* [TASK DIRECTIONS]
In the listing that follows, the range to quote begins at the line that has "What React, TypeScript" and ends after the line that has "80, 71.5, 60];"; quote it verbatim and add nothing.

Recorded data
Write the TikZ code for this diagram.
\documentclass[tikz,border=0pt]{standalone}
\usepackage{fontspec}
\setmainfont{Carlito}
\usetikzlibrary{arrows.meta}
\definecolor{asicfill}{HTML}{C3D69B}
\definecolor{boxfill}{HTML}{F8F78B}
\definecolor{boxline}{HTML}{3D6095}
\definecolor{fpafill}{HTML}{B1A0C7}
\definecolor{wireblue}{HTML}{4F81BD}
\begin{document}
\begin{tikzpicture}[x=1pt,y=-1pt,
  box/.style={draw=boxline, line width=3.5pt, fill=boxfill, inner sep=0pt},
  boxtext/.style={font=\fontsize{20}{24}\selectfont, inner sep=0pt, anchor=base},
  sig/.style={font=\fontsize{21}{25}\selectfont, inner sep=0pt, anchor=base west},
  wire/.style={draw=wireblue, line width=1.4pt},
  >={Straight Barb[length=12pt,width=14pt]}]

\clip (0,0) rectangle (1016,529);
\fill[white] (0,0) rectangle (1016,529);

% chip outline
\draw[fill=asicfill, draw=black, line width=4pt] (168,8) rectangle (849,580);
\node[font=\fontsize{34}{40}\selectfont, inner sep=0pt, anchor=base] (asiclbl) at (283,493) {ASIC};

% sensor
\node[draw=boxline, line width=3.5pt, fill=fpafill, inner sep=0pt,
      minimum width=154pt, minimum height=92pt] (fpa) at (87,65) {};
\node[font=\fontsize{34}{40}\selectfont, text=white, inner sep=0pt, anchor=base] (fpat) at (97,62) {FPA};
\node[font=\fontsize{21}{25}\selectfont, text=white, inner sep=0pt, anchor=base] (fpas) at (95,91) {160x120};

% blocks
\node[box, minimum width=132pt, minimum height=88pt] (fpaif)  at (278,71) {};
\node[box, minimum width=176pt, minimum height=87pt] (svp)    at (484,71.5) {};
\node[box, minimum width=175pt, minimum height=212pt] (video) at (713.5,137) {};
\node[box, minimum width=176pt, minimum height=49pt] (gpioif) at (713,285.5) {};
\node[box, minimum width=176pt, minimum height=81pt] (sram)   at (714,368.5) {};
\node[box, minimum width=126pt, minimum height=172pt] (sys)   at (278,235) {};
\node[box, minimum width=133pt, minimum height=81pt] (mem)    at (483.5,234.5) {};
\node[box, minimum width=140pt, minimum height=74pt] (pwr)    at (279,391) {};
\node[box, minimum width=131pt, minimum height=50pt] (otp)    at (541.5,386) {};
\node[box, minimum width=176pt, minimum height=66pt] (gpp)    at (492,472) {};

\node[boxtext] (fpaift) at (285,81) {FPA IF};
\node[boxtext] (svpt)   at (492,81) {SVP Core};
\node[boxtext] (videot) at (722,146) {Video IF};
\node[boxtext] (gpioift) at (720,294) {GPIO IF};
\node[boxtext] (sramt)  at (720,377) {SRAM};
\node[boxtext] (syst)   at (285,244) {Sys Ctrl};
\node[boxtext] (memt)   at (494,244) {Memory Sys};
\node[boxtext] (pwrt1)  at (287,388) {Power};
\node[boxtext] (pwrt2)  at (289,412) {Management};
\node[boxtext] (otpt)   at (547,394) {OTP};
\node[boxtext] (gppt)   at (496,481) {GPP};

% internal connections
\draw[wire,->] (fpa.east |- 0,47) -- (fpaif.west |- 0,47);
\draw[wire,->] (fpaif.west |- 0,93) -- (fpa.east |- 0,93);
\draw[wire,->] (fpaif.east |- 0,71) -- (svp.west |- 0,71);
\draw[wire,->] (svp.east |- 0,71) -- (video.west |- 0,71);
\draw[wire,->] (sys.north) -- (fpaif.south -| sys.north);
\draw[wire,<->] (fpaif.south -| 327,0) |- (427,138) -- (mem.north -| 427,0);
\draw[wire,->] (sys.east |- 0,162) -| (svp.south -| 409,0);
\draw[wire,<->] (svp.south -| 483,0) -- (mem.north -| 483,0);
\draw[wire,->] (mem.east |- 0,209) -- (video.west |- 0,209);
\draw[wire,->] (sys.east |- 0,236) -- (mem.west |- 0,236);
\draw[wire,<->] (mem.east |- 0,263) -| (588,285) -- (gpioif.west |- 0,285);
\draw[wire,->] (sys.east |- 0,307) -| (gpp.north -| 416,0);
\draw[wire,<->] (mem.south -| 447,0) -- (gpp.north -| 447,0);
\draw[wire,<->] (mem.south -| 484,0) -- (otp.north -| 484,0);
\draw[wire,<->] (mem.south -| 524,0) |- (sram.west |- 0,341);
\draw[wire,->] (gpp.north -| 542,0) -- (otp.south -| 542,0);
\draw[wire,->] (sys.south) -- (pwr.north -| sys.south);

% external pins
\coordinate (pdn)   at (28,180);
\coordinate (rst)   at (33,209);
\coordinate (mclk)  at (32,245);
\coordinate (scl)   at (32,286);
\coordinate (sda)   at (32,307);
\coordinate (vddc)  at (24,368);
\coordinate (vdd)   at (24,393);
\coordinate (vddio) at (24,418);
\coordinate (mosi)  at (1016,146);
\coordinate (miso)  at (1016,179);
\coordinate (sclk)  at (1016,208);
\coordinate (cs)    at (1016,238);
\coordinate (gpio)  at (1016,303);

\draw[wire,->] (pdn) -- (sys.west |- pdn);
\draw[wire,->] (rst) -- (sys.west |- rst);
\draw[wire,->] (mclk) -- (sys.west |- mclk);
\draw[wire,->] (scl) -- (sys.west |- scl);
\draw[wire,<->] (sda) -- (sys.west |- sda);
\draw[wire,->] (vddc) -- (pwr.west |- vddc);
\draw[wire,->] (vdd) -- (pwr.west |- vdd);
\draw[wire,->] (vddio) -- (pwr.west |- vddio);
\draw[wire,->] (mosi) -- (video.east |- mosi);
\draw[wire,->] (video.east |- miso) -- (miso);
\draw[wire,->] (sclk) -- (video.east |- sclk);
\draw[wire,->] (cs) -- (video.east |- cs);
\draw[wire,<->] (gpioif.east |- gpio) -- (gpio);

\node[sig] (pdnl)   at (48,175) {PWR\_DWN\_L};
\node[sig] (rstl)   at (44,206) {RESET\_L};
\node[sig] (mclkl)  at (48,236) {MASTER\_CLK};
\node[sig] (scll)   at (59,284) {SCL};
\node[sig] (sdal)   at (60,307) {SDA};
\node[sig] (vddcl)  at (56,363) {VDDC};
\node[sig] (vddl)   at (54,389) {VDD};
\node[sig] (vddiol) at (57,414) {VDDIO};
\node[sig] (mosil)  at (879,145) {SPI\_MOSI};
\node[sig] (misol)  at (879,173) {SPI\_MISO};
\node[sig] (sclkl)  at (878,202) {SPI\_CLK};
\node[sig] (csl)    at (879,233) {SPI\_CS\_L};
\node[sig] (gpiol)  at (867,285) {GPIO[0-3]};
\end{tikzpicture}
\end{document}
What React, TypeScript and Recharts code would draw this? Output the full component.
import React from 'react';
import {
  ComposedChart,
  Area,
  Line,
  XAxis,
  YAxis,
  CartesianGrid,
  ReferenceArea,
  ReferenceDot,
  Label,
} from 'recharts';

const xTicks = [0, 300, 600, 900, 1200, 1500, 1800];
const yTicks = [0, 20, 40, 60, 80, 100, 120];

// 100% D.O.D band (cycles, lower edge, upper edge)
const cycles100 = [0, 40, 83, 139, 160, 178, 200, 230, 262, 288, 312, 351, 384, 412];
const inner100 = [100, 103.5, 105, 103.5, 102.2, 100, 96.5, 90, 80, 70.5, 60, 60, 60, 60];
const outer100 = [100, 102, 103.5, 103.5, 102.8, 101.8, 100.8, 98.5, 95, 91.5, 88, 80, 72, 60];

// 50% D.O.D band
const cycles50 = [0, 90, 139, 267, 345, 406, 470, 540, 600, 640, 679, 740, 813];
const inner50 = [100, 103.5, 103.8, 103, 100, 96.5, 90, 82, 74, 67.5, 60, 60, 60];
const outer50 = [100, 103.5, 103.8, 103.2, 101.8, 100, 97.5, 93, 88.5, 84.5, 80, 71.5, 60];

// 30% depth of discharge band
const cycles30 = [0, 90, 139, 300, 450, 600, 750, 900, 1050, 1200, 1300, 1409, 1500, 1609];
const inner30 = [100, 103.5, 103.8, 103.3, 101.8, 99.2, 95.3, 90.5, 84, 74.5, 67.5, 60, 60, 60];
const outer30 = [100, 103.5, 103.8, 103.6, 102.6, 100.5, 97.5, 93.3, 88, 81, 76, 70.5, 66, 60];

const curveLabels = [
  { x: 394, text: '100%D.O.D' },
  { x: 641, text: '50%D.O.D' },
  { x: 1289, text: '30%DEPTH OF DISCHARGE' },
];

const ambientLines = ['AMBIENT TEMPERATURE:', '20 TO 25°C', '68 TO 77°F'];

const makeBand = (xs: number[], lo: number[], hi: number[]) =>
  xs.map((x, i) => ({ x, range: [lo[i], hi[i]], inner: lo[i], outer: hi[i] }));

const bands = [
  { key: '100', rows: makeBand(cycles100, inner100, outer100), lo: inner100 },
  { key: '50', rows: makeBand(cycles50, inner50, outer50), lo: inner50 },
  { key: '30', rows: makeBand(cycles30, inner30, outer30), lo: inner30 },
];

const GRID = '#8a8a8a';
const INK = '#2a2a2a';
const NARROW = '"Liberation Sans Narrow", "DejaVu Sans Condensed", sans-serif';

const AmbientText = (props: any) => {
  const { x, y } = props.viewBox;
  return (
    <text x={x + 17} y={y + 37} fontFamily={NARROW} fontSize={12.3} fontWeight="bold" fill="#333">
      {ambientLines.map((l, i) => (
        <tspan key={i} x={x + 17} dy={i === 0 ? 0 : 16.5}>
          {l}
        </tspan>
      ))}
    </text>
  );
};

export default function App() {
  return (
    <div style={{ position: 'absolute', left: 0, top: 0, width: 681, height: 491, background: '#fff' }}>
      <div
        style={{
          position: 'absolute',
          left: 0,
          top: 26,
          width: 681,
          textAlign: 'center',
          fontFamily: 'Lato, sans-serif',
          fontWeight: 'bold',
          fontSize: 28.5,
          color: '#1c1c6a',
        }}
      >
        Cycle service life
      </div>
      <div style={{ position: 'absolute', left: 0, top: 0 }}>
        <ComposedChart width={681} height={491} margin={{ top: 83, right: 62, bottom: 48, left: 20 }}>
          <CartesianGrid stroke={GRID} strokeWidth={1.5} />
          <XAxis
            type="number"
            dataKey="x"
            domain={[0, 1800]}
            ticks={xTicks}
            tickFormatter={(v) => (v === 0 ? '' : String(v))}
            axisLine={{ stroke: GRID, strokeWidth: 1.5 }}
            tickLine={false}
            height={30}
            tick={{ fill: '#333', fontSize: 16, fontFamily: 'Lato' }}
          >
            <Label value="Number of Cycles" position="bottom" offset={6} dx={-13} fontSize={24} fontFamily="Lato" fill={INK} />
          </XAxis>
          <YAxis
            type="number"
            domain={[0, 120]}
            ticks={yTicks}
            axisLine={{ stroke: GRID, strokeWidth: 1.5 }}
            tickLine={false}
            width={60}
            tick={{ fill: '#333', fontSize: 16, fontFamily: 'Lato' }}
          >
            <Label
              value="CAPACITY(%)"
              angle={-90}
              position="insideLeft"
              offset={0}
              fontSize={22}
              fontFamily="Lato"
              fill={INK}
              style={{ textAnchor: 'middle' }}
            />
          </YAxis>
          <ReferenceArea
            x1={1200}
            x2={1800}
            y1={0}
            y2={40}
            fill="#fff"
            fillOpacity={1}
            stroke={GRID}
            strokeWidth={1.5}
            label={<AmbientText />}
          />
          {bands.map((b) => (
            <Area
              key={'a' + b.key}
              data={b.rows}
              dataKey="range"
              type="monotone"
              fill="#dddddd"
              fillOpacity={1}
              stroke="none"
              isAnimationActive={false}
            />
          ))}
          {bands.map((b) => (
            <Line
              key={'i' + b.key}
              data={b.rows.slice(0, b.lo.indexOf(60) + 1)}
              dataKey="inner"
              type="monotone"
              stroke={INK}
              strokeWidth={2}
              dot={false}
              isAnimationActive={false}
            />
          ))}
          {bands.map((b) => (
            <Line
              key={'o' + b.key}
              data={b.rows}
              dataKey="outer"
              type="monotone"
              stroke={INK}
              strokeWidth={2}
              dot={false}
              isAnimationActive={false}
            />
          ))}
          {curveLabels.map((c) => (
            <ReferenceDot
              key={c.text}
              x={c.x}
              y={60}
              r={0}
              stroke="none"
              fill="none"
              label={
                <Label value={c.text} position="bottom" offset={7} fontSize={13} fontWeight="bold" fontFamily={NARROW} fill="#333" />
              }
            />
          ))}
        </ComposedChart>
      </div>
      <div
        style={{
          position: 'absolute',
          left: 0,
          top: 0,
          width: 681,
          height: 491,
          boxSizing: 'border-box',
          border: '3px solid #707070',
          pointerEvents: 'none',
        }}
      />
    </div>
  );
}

* [REPLY]
What React, TypeScript and Recharts code would draw this? Output the full component.
import React from 'react';
import {
  ComposedChart,
  Area,
  Line,
  XAxis,
  YAxis,
  CartesianGrid,
  ReferenceArea,
  ReferenceDot,
  Label,
} from 'recharts';

const xTicks = [0, 300, 600, 900, 1200, 1500, 1800];
const yTicks = [0, 20, 40, 60, 80, 100, 120];

// 100% D.O.D band (cycles, lower edge, upper edge)
const cycles100 = [0, 40, 83, 139, 160, 178, 200, 230, 262, 288, 312, 351, 384, 412];
const inner100 = [100, 103.5, 105, 103.5, 102.2, 100, 96.5, 90, 80, 70.5, 60, 60, 60, 60];
const outer100 = [100, 102, 103.5, 103.5, 102.8, 101.8, 100.8, 98.5, 95, 91.5, 88, 80, 72, 60];

// 50% D.O.D band
const cycles50 = [0, 90, 139, 267, 345, 406, 470, 540, 600, 640, 679, 740, 813];
const inner50 = [100, 103.5, 103.8, 103, 100, 96.5, 90, 82, 74, 67.5, 60, 60, 60];
const outer50 = [100, 103.5, 103.8, 103.2, 101.8, 100, 97.5, 93, 88.5, 84.5, 80, 71.5, 60];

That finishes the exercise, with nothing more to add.